While waiting for a train at Oji Station on the Keihin Tohoku Line in Tokyo today, I noticed a group of men putting a beer ad up on a trackside billboard. The glass of beer at the center of the ad, and the faces of the celebrity athletes gathered around it, were significantly larger than life-size, which made an amusing contrast to the real-life men who were putting the ad up.
So, I snapped a few photos.
No sooner had I put my camera away, than a flagman standing several meters up-track of the rest of the work crew blew a whistle and started waving his flag. A train was coming. Hearing his whistle, all the men in the work crew, whether standing down on the ground or up on a ladder, turned to face the oncoming train and raised their left arms. It was a very smoothly choreographed simultaneous move.
It reminded me of groups of Japanese schoolchildren I’ve sometimes seen crossing the street, each of them with one hand held overhead. I’ve wondered if raising a hand while crossing the street really makes a child much safer. It’s pretty unlikely to make a tiny person more visible to a careless driver, but it probably does impress on the kid’s mind the idea that, “I am crossing the street.” That thought probably heightens their awareness of their surroundings slightly, and that may add a bit to their level safety.
Kids crossing the street that way are endearingly cute.

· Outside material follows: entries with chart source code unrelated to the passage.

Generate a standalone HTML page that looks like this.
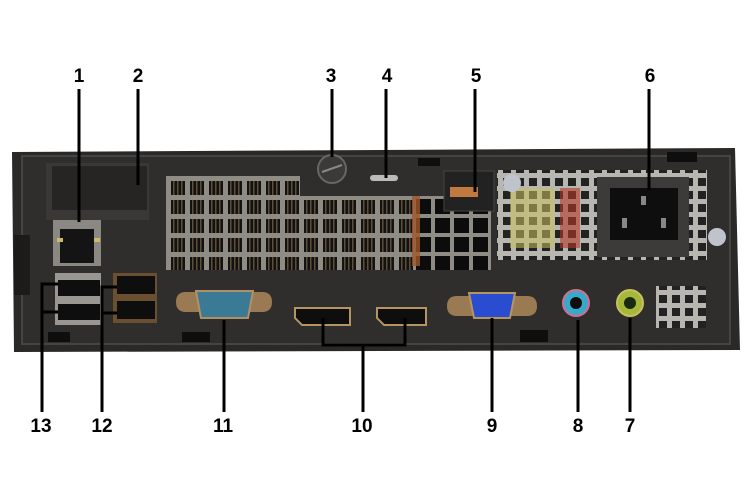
<!DOCTYPE html>
<html><head><meta charset="utf-8"><style>
html,body{margin:0;padding:0;background:#fff;width:750px;height:500px;overflow:hidden}
svg{display:block}
text{font-family:"Liberation Sans",sans-serif;font-weight:bold;font-size:19px;fill:#000}
</style></head><body>
<svg width="750" height="500" viewBox="0 0 750 500">
<defs>
<pattern id="vent" x="168" y="178" width="19" height="19" patternUnits="userSpaceOnUse">
<rect width="19" height="19" fill="#8f8b85"/><rect x="3" y="3" width="14" height="14" fill="#141210"/>
<rect x="5" y="3" width="1.5" height="14" fill="#5e4e3c"/><rect x="9" y="3" width="1.5" height="14" fill="#5e4e3c"/><rect x="13" y="3" width="1.5" height="14" fill="#5e4e3c"/>
</pattern>
<pattern id="big" x="413" y="196" width="19" height="19" patternUnits="userSpaceOnUse">
<rect width="19" height="19" fill="#8f8b85"/><rect x="3" y="3" width="15" height="15" fill="#0c0c0c"/>
</pattern>
<pattern id="psu" x="500" y="175" width="13" height="13" patternUnits="userSpaceOnUse">
<rect width="13" height="13" fill="#b8b6b0"/><rect x="3" y="3" width="8" height="8" fill="#222"/>
</pattern>
</defs>
<path d="M12 152 L735 148 L740 350 L14 352 Z" fill="#2b2927"/>
<rect x="22" y="156" width="708" height="188" fill="#302e2c" stroke="#444" stroke-width="2"/>
<rect x="14" y="235" width="16" height="60" fill="#1c1b1a"/>
<rect x="46" y="163" width="103" height="57" fill="#3a3836"/>
<rect x="52" y="166" width="95" height="44" fill="#262523"/>
<rect x="166" y="176" width="248" height="94" fill="url(#vent)"/>
<rect x="300" y="176" width="120" height="20" fill="#302e2c"/>
<rect x="413" y="196" width="78" height="74" fill="url(#big)"/>
<rect x="412" y="196" width="8" height="70" fill="#a0582a" opacity="0.8"/>
<circle cx="332" cy="169" r="14" fill="#3b3a38" stroke="#666" stroke-width="2"/>
<line x1="322" y1="172" x2="342" y2="165" stroke="#888" stroke-width="2"/>
<rect x="370" y="175" width="28" height="6" rx="3" fill="#bbb"/>
<rect x="444" y="171" width="50" height="40" fill="#222" stroke="#444"/>
<rect x="450" y="187" width="28" height="10" fill="#c07a40"/>
<rect x="497" y="170" width="210" height="90" fill="url(#psu)"/>
<rect x="560" y="188" width="20" height="60" fill="#b23a2a" opacity="0.6"/>
<rect x="510" y="188" width="45" height="60" fill="#c9c060" opacity="0.55"/>
<rect x="597" y="177" width="92" height="80" fill="#3c3b3a"/>
<rect x="610" y="188" width="68" height="52" fill="#0e0e0e"/>
<rect x="641" y="196" width="5" height="9" fill="#888"/><rect x="622" y="218" width="5" height="10" fill="#888"/><rect x="661" y="218" width="5" height="10" fill="#888"/>
<circle cx="512" cy="183" r="9" fill="#bfc4cc"/><circle cx="717" cy="237" r="9" fill="#bfc4cc"/>
<rect x="53" y="220" width="48" height="46" fill="#8b8884"/>
<rect x="60" y="229" width="34" height="34" fill="#141414"/>
<rect x="57" y="238" width="6" height="4" fill="#c9b96a"/><rect x="94" y="238" width="6" height="4" fill="#c9b96a"/>
<rect x="55" y="273" width="46" height="52" fill="#9a9692"/>
<rect x="58" y="280" width="42" height="16" fill="#0e0e0e"/><rect x="58" y="304" width="42" height="16" fill="#0e0e0e"/>
<rect x="113" y="273" width="44" height="50" fill="#6a5030"/>
<rect x="117" y="276" width="38" height="18" fill="#0e0e0e"/><rect x="117" y="301" width="38" height="18" fill="#0e0e0e"/>
<path d="M176 302 Q176 292 186 292 L262 292 Q272 292 272 302 Q272 312 262 312 L186 312 Q176 312 176 302Z" fill="#9a7a52"/>
<path d="M196 291 L253 291 L248 318 L201 318 Z" fill="#3a7a94" stroke="#b09066" stroke-width="2"/>
<path d="M295 308 L350 308 L350 325 L302 325 L295 318 Z" fill="#0e0e0e" stroke="#b5955f" stroke-width="2"/>
<path d="M377 308 L426 308 L426 325 L384 325 L377 318 Z" fill="#0e0e0e" stroke="#b5955f" stroke-width="2"/>
<path d="M447 306 Q447 296 457 296 L527 296 Q537 296 537 306 Q537 316 527 316 L457 316 Q447 316 447 306Z" fill="#9a7a52"/>
<path d="M469 293 L515 293 L510 318 L474 318 Z" fill="#2a4cd0" stroke="#b5955f" stroke-width="2"/>
<circle cx="576" cy="303" r="13" fill="#3aa8c8" stroke="#d07090" stroke-width="2"/><circle cx="576" cy="303" r="6" fill="#0e0e0e"/>
<circle cx="630" cy="303" r="13" fill="#a5b83a" stroke="#c8c060" stroke-width="2"/><circle cx="630" cy="303" r="6" fill="#1a2a0e"/>
<rect x="656" y="286" width="50" height="42" fill="url(#psu)"/>
<rect x="48" y="332" width="22" height="10" fill="#0e0e0e"/><rect x="182" y="332" width="28" height="10" fill="#0e0e0e"/><rect x="520" y="330" width="28" height="12" fill="#0e0e0e"/>
<rect x="418" y="158" width="22" height="8" fill="#0e0e0e"/><rect x="667" y="152" width="30" height="10" fill="#0e0e0e"/>
<g stroke="#000" stroke-width="3" fill="none">
<line x1="79" y1="89" x2="79" y2="222"/>
<line x1="138" y1="89" x2="138" y2="185"/>
<line x1="332" y1="89" x2="332" y2="157"/>
<line x1="386" y1="89" x2="386" y2="178"/>
<line x1="475" y1="89" x2="475" y2="192"/>
<line x1="649" y1="89" x2="649" y2="190"/>
<polyline points="58,284 42,284 42,412"/><line x1="42" y1="312" x2="58" y2="312"/>
<polyline points="117,287 102,287 102,412"/><line x1="102" y1="313" x2="117" y2="313"/>
<line x1="224" y1="320" x2="224" y2="412"/>
<polyline points="323,318 323,345 405,345 405,318"/>
<line x1="363" y1="345" x2="363" y2="412"/>
<line x1="492" y1="318" x2="492" y2="412"/>
<line x1="578" y1="320" x2="578" y2="412"/>
<line x1="630" y1="318" x2="630" y2="412"/>
</g>
<g text-anchor="middle">
<text x="79" y="82">1</text><text x="138" y="82">2</text><text x="331" y="82">3</text><text x="387" y="82">4</text><text x="476" y="82">5</text><text x="650" y="82">6</text>
<text x="41" y="432">13</text><text x="102" y="432">12</text><text x="223" y="432">11</text><text x="362" y="432">10</text><text x="492" y="432">9</text><text x="578" y="432">8</text><text x="630" y="432">7</text>
</g>
</svg>
</body></html>
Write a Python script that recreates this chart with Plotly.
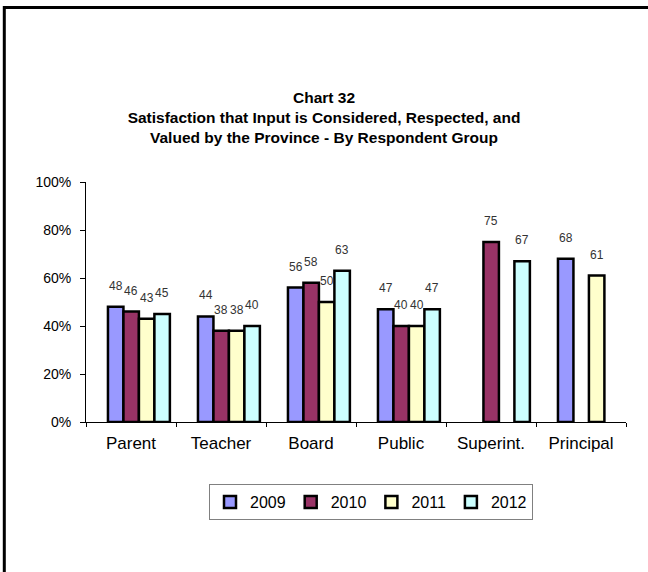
import plotly.graph_objects as go

categories = ["Parent", "Teacher", "Board", "Public", "Superint.", "Principal"]
years = ["2009", "2010", "2011", "2012"]
v2009 = [48, 44, 56, 47, None, 68]
v2010 = [46, 38, 58, 40, 75, None]
v2011 = [43, 38, 50, 40, None, 61]
v2012 = [45, 40, 63, 47, 67, None]
series = [v2009, v2010, v2011, v2012]
colors = ["#9999FF", "#993366", "#FFFFCC", "#CCFFFF"]

ytick_vals = [0, 20, 40, 60, 80, 100]
ytick_text = ["0%", "20%", "40%", "60%", "80%", "100%"]

# layout geometry (pixels)
W, H = 648, 572
L, R, T, B = 86, 22, 182, 150
pw, ph = W - L - R, H - T - B
cat_px = pw / len(categories)

bar_w = 0.172
first_off = -0.256

fig = go.Figure()
annotations = []
for i, (yr, vals, col) in enumerate(zip(years, series, colors)):
    off = first_off + i * bar_w
    fig.add_trace(go.Bar(
        x=categories, y=vals, name=yr,
        width=bar_w, offset=off,
        marker=dict(color=col, line=dict(color="black", width=2.5)),
    ))
    for c, v in zip(categories, vals):
        if v is None:
            continue
        annotations.append(dict(
            x=c, y=v, xref="x", yref="y", text=str(v), showarrow=False,
            xshift=(off + bar_w / 2) * cat_px, yshift=21,
            font=dict(family="Liberation Sans Narrow, Arial Narrow, Liberation Sans", size=12, color="#333333"),
        ))

def px_x(p):
    return (p - L) / pw

def px_y(p):
    return (H - B - p) / ph

shapes = [dict(
    type="path", xref="paper", yref="paper",
    path=f"M {px_x(4.3)} {px_y(580)} L {px_x(4.3)} {px_y(7.5)} L {px_x(660)} {px_y(7.5)}",
    line=dict(color="black", width=3),
)]

fig.update_layout(
    width=W, height=H,
    margin=dict(l=L, r=R, t=T, b=B, pad=0),
    paper_bgcolor="white", plot_bgcolor="white",
    barmode="overlay",
    font=dict(family="Liberation Sans, Arial", color="black"),
    title=dict(
        text="Chart 32<br>Satisfaction that Input is Considered, Respected, and<br>Valued by the Province - By Respondent Group",
        x=0.5, xanchor="center", xref="container", yref="container",
        y=1 - 103 / H, yanchor="middle",
        font=dict(family="Liberation Sans, Arial", size=15.5, color="black", weight="bold"),
    ),
    xaxis=dict(
        type="category", range=[-0.5, 5.5], showline=True, linecolor="black", linewidth=1,
        ticks="outside", ticklen=4, tickcolor="black", tickson="boundaries",
        tickfont=dict(size=17, color="black"), showgrid=False, zeroline=False,
        ticklabelstandoff=6,
    ),
    yaxis=dict(
        range=[0, 100], tickvals=ytick_vals, ticktext=ytick_text,
        showline=True, linecolor="black", linewidth=1,
        ticks="outside", ticklen=5, tickcolor="black",
        tickfont=dict(size=14, color="black"), showgrid=False, zeroline=False,
        ticklabelstandoff=6,
    ),
    legend=dict(
        orientation="h", x=px_x(371), xanchor="center", y=px_y(484), yanchor="top",
        bordercolor="#808080", borderwidth=1, font=dict(size=16),
        itemwidth=30,
    ),
    annotations=annotations,
    shapes=shapes,
    showlegend=True,
)

fig.write_html("out.html", config={"displayModeBar": False},
               post_script="document.body.style.margin='0';")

But the workmen seemed a little old for that sort of thing.
But then it dawned on me that the point was not to make sure the driver of the train saw them. Instead, it was to make sure the driver knew they saw him. If a train driver spots a group of people each raising an arm, he knows they aren’t about to step onto the tracks. But if anyone in the group doesn’t have an upraised arm, that person may not know the train is coming. In that case, the driver would probably toot the horn or tap the brakes.
Once I realized how much sense this made, I pulled out my camera for another shot, but by then the arriving train had blocked my view of all but one of the workers.
(Click on photos for larger views.)
And by the way, what I called “beer” in my opening paragraph is technically a beerlike beverage called happoshu. But that’s a topic for another time.